User's Manual

Protocol Operation
Crescendo VHF Half-Duplex User Manual Page 33 of 74
6. Protocol Operation
6.1 Overview
Both of the Crescendo‟s serial ports can be independently configured with different protocol modes.
Protocol modes serve two purposes:
Provide methods for configuring the radio for operation, and for interrogating it in order to
determine current operational status.
Allow the Crescendo radio to determine how data received on its serial ports is to be converted into
RF packets.
In addition to the protocol modes, each serial port can be configured with a packetiser timer, to maintain
compatibility with protocols which cannot handle the inter-character delays introduced by the Crescendo
block allocation scheme. The use of packetiser timers is discussed in section 4.3.2 on page 18.
Section 7 on page 43 provides some example applications using these protocol modes to achieve different
data communications requirements.
6.2 Data Driven Protocol
The data driven protocol provides a low latency connection between the radios in a network. When data
driven protocol is enabled, the packet driven nature of the Crescendo is disabled, changing the radio
behaviour to the following:
Addressing and routing are not used.
Retries are disabled, but error checking is still utilised.
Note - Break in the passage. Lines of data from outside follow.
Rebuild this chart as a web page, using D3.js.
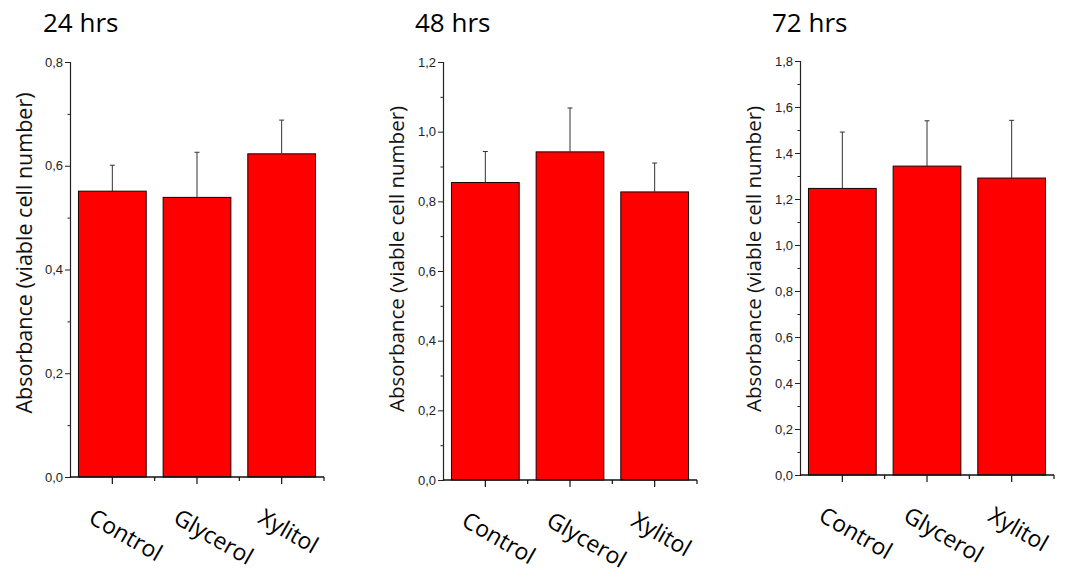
<!DOCTYPE html>
<html>
<head>
<meta charset="utf-8">
<script src="https://cdn.jsdelivr.net/npm/d3@7"></script>
<style>
  html, body { margin: 0; padding: 0; background: #fff; }
  svg { display: block; }
  .tick-label { font-family: "Liberation Sans Narrow", "Arial Narrow", "Liberation Sans", sans-serif; font-stretch: condensed; font-size: 13px; fill: #222; }
  .title { font-family: "Open Sans", sans-serif; font-size: 26px; fill: #000; }
  .ytitle { font-family: "Open Sans", sans-serif; fill: #111; }
  .cat { font-family: "Open Sans", sans-serif; font-size: 23px; fill: #000; }
</style>
</head>
<body>
<svg id="chart" width="1065" height="578"></svg>
<script>
// Cell viability (absorbance) after 24, 48 and 72 hours of treatment
const categories = ["Control", "Glycerol", "Xylitol"];
const timepoints = ["24 hrs", "48 hrs", "72 hrs"];

const mean24 = [0.551, 0.539, 0.623];
const err24  = [0.050, 0.087, 0.065];
const mean48 = [0.854, 0.942, 0.827];
const err48  = [0.089, 0.126, 0.083];
const mean72 = [1.246, 1.343, 1.291];
const err72  = [0.245, 0.197, 0.251];

const yMax = [0.8, 1.2, 1.8];
const yTitle = "Absorbance (viable cell number)";

const svg = d3.select("#chart");

// frame of each panel: axis origin and plot extent
const frames = [
  { left: 70,  top: 62, bottom: 477, titleX: 43,  titleFont: 21.5, titleMid: 253 },
  { left: 443, top: 62, bottom: 480, titleX: 415, titleFont: 20.5, titleMid: 259 },
  { left: 800, top: 61, bottom: 475, titleX: 772, titleFont: 20.5, titleMid: 259 }
];
const plotW = 254;
const means = [mean24, mean48, mean72];
const errs = [err24, err48, err72];

const fmt = v => d3.format(".1f")(v).replace(".", ",");

frames.forEach((f, i) => {
  const g = svg.append("g");
  const x = d3.scaleBand().domain(categories)
    .range([f.left, f.left + plotW]).paddingInner(0.2).paddingOuter(0.1);
  const y = d3.scaleLinear().domain([0, yMax[i]]).range([f.bottom, f.top]);

  // panel heading
  g.append("text").attr("class", "title")
    .attr("x", f.titleX).attr("y", 32).text(timepoints[i]);

  // y-axis title
  g.append("text").attr("class", "ytitle")
    .attr("transform", `translate(${f.left - 47},${f.titleMid}) rotate(-90)`)
    .attr("text-anchor", "middle").attr("dominant-baseline", "central")
    .style("font-size", f.titleFont + "px")
    .text(yTitle);

  // bars
  const data = categories.map((c, k) => ({ c, m: means[i][k], e: errs[i][k] }));
  g.selectAll("rect.bar").data(data).enter().append("rect")
    .attr("class", "bar")
    .attr("x", d => x(d.c)).attr("width", x.bandwidth())
    .attr("y", d => y(d.m)).attr("height", d => y(0) - y(d.m))
    .attr("fill", "#ff0000").attr("stroke", "#1a0000").attr("stroke-width", 1);

  // upper error bars
  const eb = g.selectAll("g.err").data(data).enter().append("g").attr("class", "err")
    .attr("stroke", "#333").attr("stroke-width", 1);
  eb.append("line")
    .attr("x1", d => x(d.c) + x.bandwidth() / 2).attr("x2", d => x(d.c) + x.bandwidth() / 2)
    .attr("y1", d => y(d.m)).attr("y2", d => y(d.m + d.e));
  eb.append("line")
    .attr("x1", d => x(d.c) + x.bandwidth() / 2 - 2.5).attr("x2", d => x(d.c) + x.bandwidth() / 2 + 2.5)
    .attr("y1", d => y(d.m + d.e)).attr("y2", d => y(d.m + d.e));

  // y axis: major ticks with labels, minor ticks between
  const majors = d3.range(0, yMax[i] + 1e-9, 0.2);
  const minors = d3.range(0.1, yMax[i], 0.2);
  const yAxis = d3.axisLeft(y).tickValues(majors).tickSize(5).tickPadding(2).tickFormat(fmt);
  const ya = g.append("g").attr("transform", `translate(${f.left},0)`).call(yAxis);
  ya.select(".domain").attr("stroke", "#222").attr("stroke-width", 1.2);
  ya.selectAll(".tick line").attr("stroke", "#222");
  ya.selectAll(".tick text").attr("class", "tick-label").attr("fill", null);
  g.append("g").attr("transform", `translate(${f.left},0)`)
    .call(d3.axisLeft(y).tickValues(minors).tickSize(2.5).tickFormat(""))
    .call(s => s.select(".domain").remove())
    .selectAll(".tick line").attr("stroke", "#222");

  // x axis: long ticks at categories, short ticks at band boundaries
  const xa = g.append("g").attr("transform", `translate(0,${f.bottom})`);
  xa.append("line").attr("x1", f.left).attr("x2", f.left + plotW)
    .attr("stroke", "#111").attr("stroke-width", 1.5);
  xa.selectAll("line.major").data(categories).enter().append("line")
    .attr("x1", d => x(d) + x.bandwidth() / 2).attr("x2", d => x(d) + x.bandwidth() / 2)
    .attr("y1", 0).attr("y2", 7).attr("stroke", "#111").attr("stroke-width", 1.2);
  const bounds = [1, 2, 3].map(k => f.left + k * x.step());
  xa.selectAll("line.minor").data(bounds).enter().append("line")
    .attr("x1", d => d).attr("x2", d => d)
    .attr("y1", 0).attr("y2", 4).attr("stroke", "#111").attr("stroke-width", 1.2);

  // rotated category names
  g.selectAll("text.cat").data(categories).enter().append("text")
    .attr("class", "cat")
    .attr("transform", d => `translate(${x(d) + x.bandwidth() / 2 - 25},${f.bottom + 45}) rotate(30)`)
    .text(d => d);
});
</script>
</body>
</html>
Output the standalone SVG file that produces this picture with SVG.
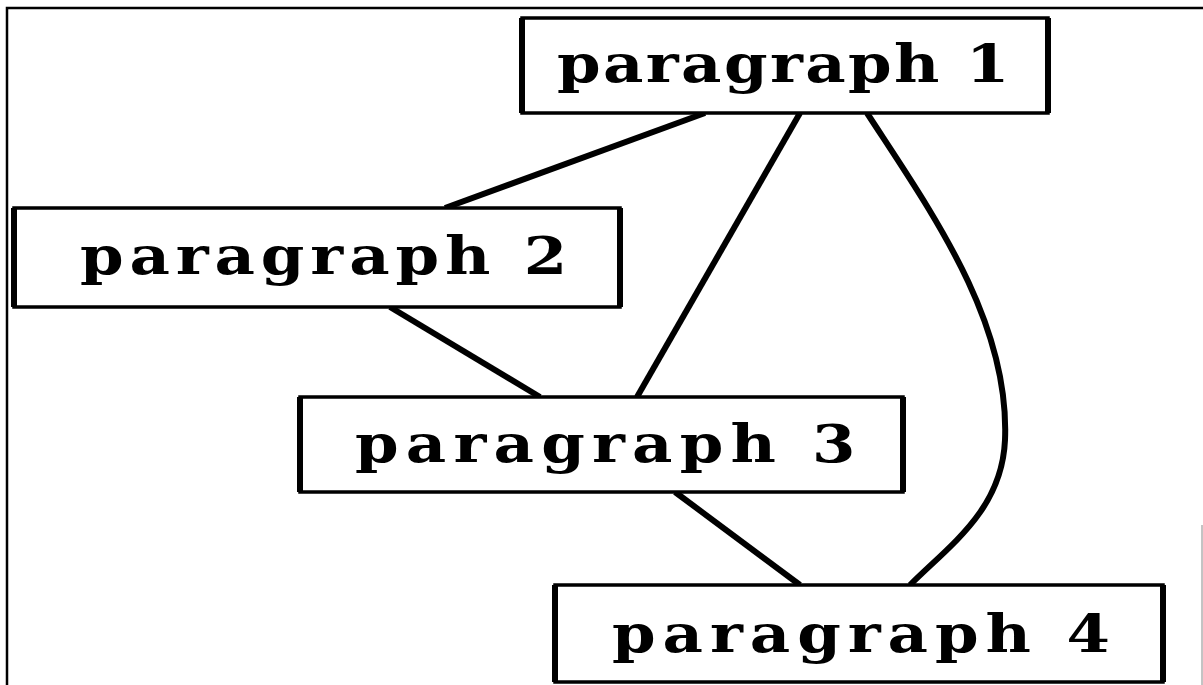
<svg xmlns="http://www.w3.org/2000/svg" width="1203" height="685" viewBox="0 0 1203 685">
  <style>
    .box { fill: #fff; stroke: #000; stroke-width: 3.5; }
    .side { stroke: #000; stroke-width: 6; }
    .label { font-family: "DejaVu Serif", "Liberation Serif", serif; font-size: 52px; font-weight: bold; fill: #000; }
    .edge { fill: none; stroke: #000; stroke-width: 6; stroke-linecap: butt; }
    .frame { fill: none; stroke: #000; stroke-width: 2.5; }
  </style>
  <rect width="1203" height="685" fill="#fff"/>
  <!-- outer frame -->
  <path class="frame" d="M7,690 L7,8 L1210,8"/>
  <line x1="1202" y1="525" x2="1202" y2="685" stroke="#888" stroke-width="1"/>

  <g id="connectors">
    <line class="edge" x1="705" y1="113" x2="445" y2="208"/>
    <line class="edge" x1="800" y1="113" x2="637" y2="397"/>
    <path class="edge" d="M867,113 C930,210 1010,320 1005,440 C1002,510 950,545 910,585"/>
    <line class="edge" x1="390" y1="307" x2="540" y2="397"/>
    <line class="edge" x1="675" y1="492" x2="800" y2="585"/>
  </g>

  <!-- labels are set in a horizontally widened serif -->
  <g id="node-p1">
    <rect class="box" x="522" y="18" width="526" height="95"/>
    <line class="side" x1="522" y1="18" x2="522" y2="113"/>
    <line class="side" x1="1048" y1="18" x2="1048" y2="113"/>
    <text class="label" transform="translate(557,82) scale(1.2,1)" textLength="377" lengthAdjust="spacing">paragraph 1</text>
  </g>
  <g id="node-p2">
    <rect class="box" x="14" y="208" width="606" height="99"/>
    <line class="side" x1="14" y1="208" x2="14" y2="307"/>
    <line class="side" x1="620" y1="208" x2="620" y2="307"/>
    <text class="label" transform="translate(80,274) scale(1.2,1)" textLength="406" lengthAdjust="spacing">paragraph 2</text>
  </g>
  <g id="node-p3">
    <rect class="box" x="300" y="397" width="603" height="95"/>
    <line class="side" x1="300" y1="397" x2="300" y2="492"/>
    <line class="side" x1="903" y1="397" x2="903" y2="492"/>
    <text class="label" transform="translate(355,462) scale(1.2,1)" textLength="417" lengthAdjust="spacing">paragraph 3</text>
  </g>
  <g id="node-p4">
    <rect class="box" x="555" y="585" width="608" height="97"/>
    <line class="side" x1="555" y1="585" x2="555" y2="682"/>
    <line class="side" x1="1163" y1="585" x2="1163" y2="682"/>
    <text class="label" transform="translate(612,652) scale(1.2,1)" textLength="415" lengthAdjust="spacing">paragraph 4</text>
  </g>
</svg>
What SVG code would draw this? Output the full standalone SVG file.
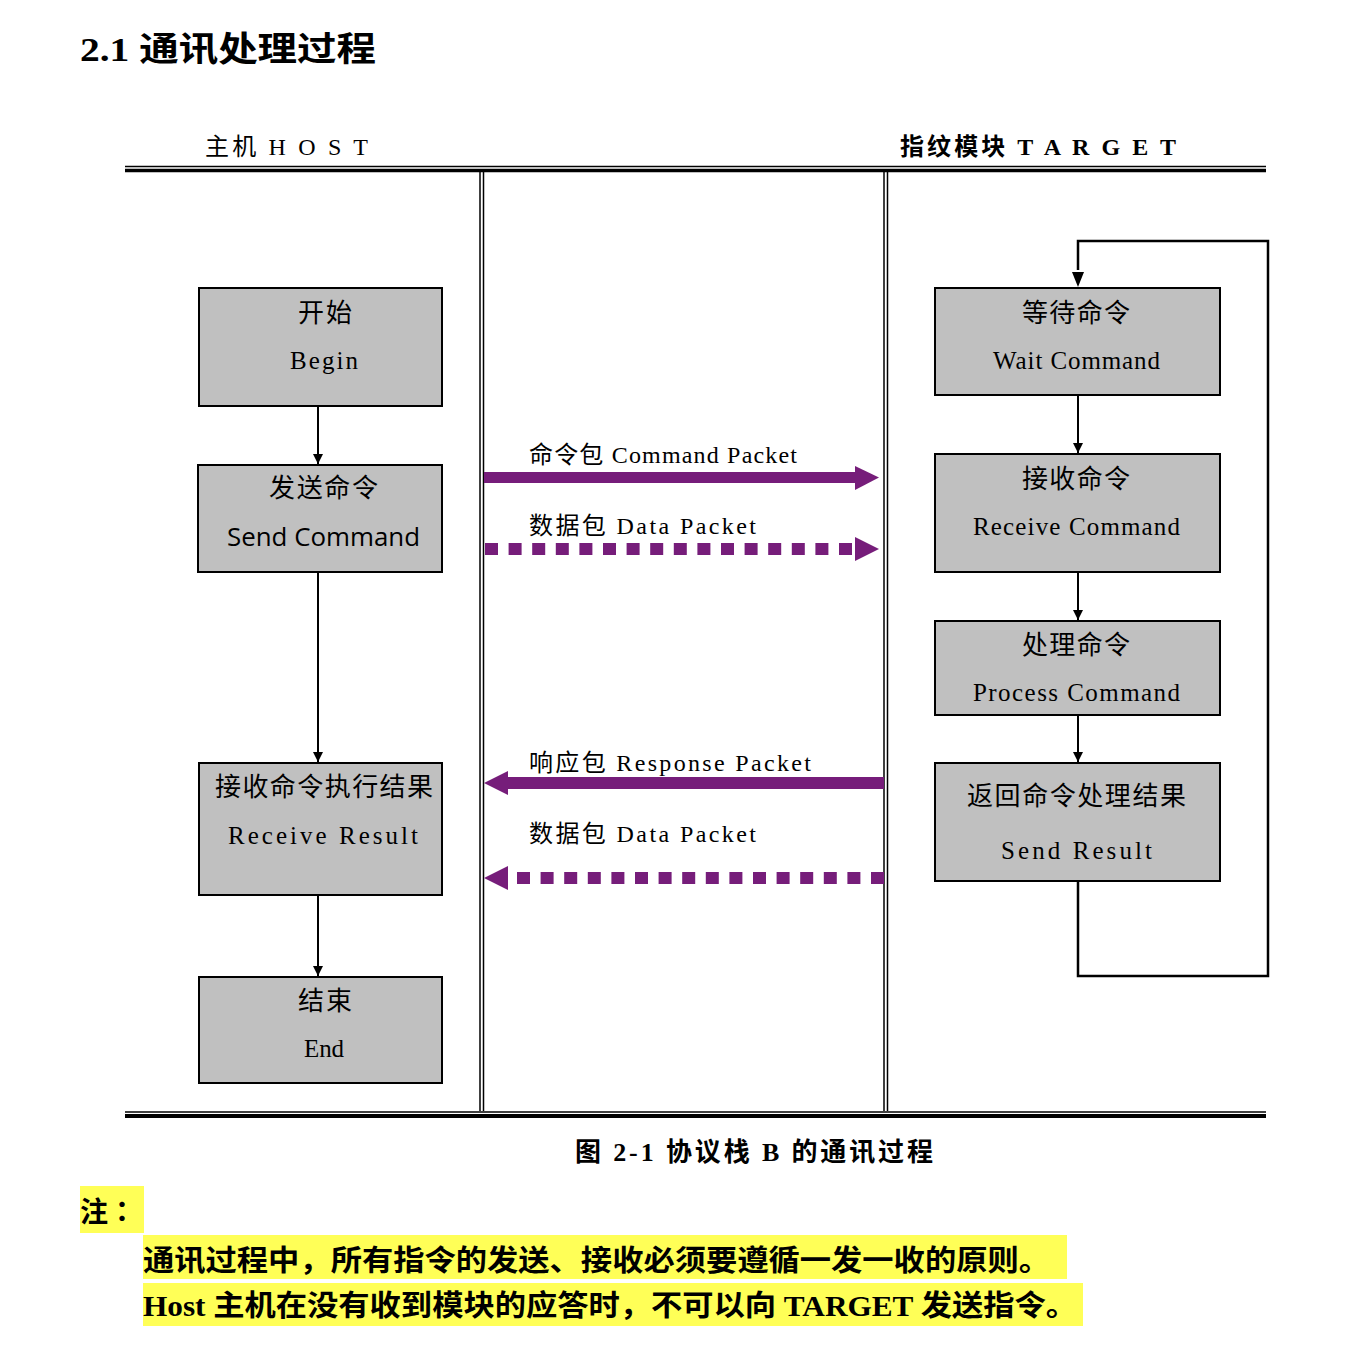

All data presented to the main serial port is transmitted immediately over the air, and appears on the
main serial port of all units in range which have data driven protocol configured.
There are two configurable parameters which affect the way the data driven protocol operates:
Data Timeout: The period, in milliseconds, for which the radio will continue to transmit after all
data in the serial buffer has been transmitted. The data timeout can be configured between 0 and
255ms.
Lead-in Count: The number of lead-in bytes the Crescendo will discard and not transmit over the
air. Using a Lead-in Count and lead-in bytes gives the radio modems time to connect to each other
before the data to be transmitted over the air arrives on the serial port. This can reduce end-to end
latency. The lead-in count can be configured between 0 and 255 bytes.
The following restrictions apply when using the data driven protocol:
The data driven protocol can only be configured on the main port.
While data driven is configured on the main port, Hayes dial-up protocol can be configured on the
auxiliary port. The dialling capability of the Hayes dial-up protocol on the auxiliary is disabled.